Although the reported effect is subtle, silicon has never before supported such attempts to implement spintronics—the manipulation of electrons by their spins instead of their charges. "To us this is the holy grail of semiconductor spintronics," says physicist and electrical engineer Ian Appelbaum of the University of Delaware in Newark, who worked on the experiment. "As long as Intel is making CPUs out of silicon, we're going to have to learn how to manipulate spin in silicon."

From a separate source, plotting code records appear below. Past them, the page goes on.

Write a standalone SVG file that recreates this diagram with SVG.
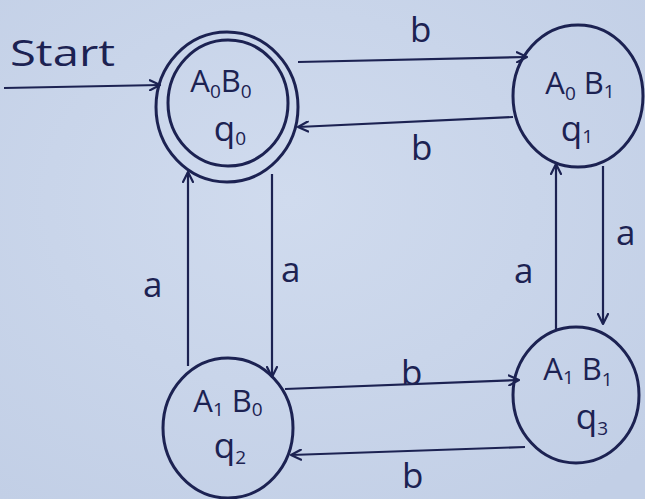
<svg xmlns="http://www.w3.org/2000/svg" width="645" height="499" viewBox="0 0 645 499">
  <defs>
    <radialGradient id="paper" cx="45%" cy="40%" r="75%">
      <stop offset="0" stop-color="#d0dbee"/>
      <stop offset="1" stop-color="#c2cfe6"/>
    </radialGradient>
    <marker id="arrow" viewBox="0 0 12 12" refX="11" refY="6" markerWidth="12" markerHeight="12" markerUnits="userSpaceOnUse" orient="auto">
      <path d="M1,1 L11,6 L1,11" fill="none" stroke="#1c2252" stroke-width="2.2" stroke-linecap="round" stroke-linejoin="round"/>
    </marker>
    <style>
      .ring { fill: none; stroke: #1c2252; stroke-width: 3; }
      .edge { fill: none; stroke: #1c2252; stroke-width: 2.2; marker-end: url(#arrow); }
      .txt { fill: #1c2252; font-family: "Open Sans", "Liberation Sans", sans-serif; }
      .state { font-size: 31px; }
      .q { font-size: 35px; }
      .sub { font-size: 19px; }
      .label { font-size: 35px; }
    </style>
  </defs>

  <rect width="645" height="499" fill="url(#paper)"/>

  <!-- start marker -->
  <text class="txt" x="10" y="66" font-size="36" textLength="105" lengthAdjust="spacingAndGlyphs">Start</text>

  <!-- transitions -->
  <g id="connectors">
    <path class="edge" d="M4,88 L160,85"/>
    <path class="edge" d="M298,62 L527,57"/>
    <path class="edge" d="M513,117 L298,127"/>
    <path class="edge" d="M272,174 L272,377"/>
    <path class="edge" d="M188,366 L188,172"/>
    <path class="edge" d="M603,166 L603,324"/>
    <path class="edge" d="M556,330 L556,164"/>
    <path class="edge" d="M285,389 L519,380"/>
    <path class="edge" d="M525,447 L291,455"/>
  </g>

  <!-- transition labels -->
  <g id="labels" class="txt label">
    <text x="410" y="42">b</text>
    <text x="411" y="160">b</text>
    <text x="143" y="297">a</text>
    <text x="281" y="282">a</text>
    <text x="514" y="283">a</text>
    <text x="616" y="245">a</text>
    <text x="401" y="385">b</text>
    <text x="402" y="488">b</text>
  </g>

  <!-- q0: start and accepting state -->
  <g id="q0">
    <ellipse class="ring" cx="227" cy="107" rx="71" ry="75"/>
    <ellipse class="ring" cx="228" cy="103" rx="60" ry="63"/>
    <text class="txt state" x="221" y="92" text-anchor="middle">A<tspan class="sub" dy="6">0</tspan><tspan dy="-6">B</tspan><tspan class="sub" dy="6">0</tspan></text>
    <text class="txt q" x="230" y="141" text-anchor="middle">q<tspan class="sub" dy="4">0</tspan></text>
  </g>

  <g id="q1">
    <ellipse class="ring" cx="578" cy="96" rx="65" ry="71"/>
    <text class="txt state" x="580" y="94" text-anchor="middle">A<tspan class="sub" dy="6">0</tspan><tspan dy="-6"> B</tspan><tspan class="sub" dy="4">1</tspan></text>
    <text class="txt q" x="577" y="141" text-anchor="middle">q<tspan class="sub" dy="2">1</tspan></text>
  </g>

  <g id="q2">
    <ellipse class="ring" cx="228" cy="428" rx="65" ry="70"/>
    <text class="txt state" x="228" y="412" text-anchor="middle">A<tspan class="sub" dy="4">1</tspan><tspan dy="-4"> B</tspan><tspan class="sub" dy="4">0</tspan></text>
    <text class="txt q" x="230" y="458" text-anchor="middle">q<tspan class="sub" dy="6">2</tspan></text>
  </g>

  <g id="q3">
    <ellipse class="ring" cx="576" cy="395" rx="63" ry="68"/>
    <text class="txt state" x="578" y="380" text-anchor="middle">A<tspan class="sub" dy="4">1</tspan><tspan dy="-4"> B</tspan><tspan class="sub" dy="6">1</tspan></text>
    <text class="txt q" x="592" y="429" text-anchor="middle">q<tspan class="sub" dy="6">3</tspan></text>
  </g>
</svg>
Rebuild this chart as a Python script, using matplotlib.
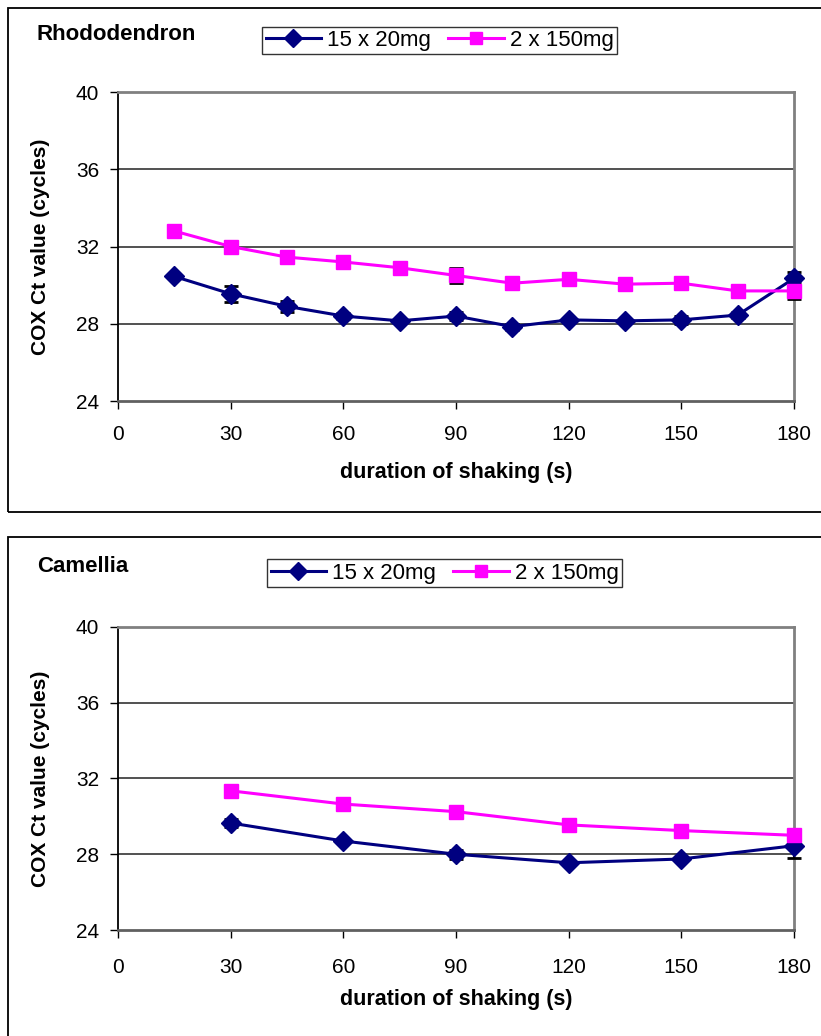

One promise of spintronics is to slash waste heat in computers. In normal electronics, electric fields propel electrons, which shed heat in the process. In contrast, spins can move around on their own or under a magnetic field without producing much heat. But researchers had only shown they could control electron spin reliably in more niche varieties of semiconductor such as gallium arsenide, which is used in cell phones.
In the new device, Appelbaum and co-workers inject electrons from a layer of aluminum through a thin layer of ferromagnet (a permanent magnet) and into a pure silicon crystal. Aluminum has a 50–50 mix of spin up and spin down electrons-—the two possible orientations. The ferromagnet, however, blocks electrons of one spin while letting the others flow into the silicon.
The researchers found that their ferromagnet barrier gave silicon a one percent excess of one spin type versus the other, at a temperature of 85 kelvins, they report in a paper published online today in the journal Nature.
A real spintronics device would need to produce a pure stream of one spin type, Appelbaum says, adding that he expects to achieve "vast improvements" on this front in the near future. "Right now we're focused on fundamental materials science," he says. "Integration obviously is a goal, but at the moment it's not on the near term horizon."
The experiment brings the same spintronics tools to silicon that researchers have developed for other materials, says physicist David Awschalom of the University of California, Santa Barbara. In principle, he says, the effect should work at room temperature, which would allow researchers to study silicon spintronics in more realistic conditions. "It's a beautiful piece of work," he says.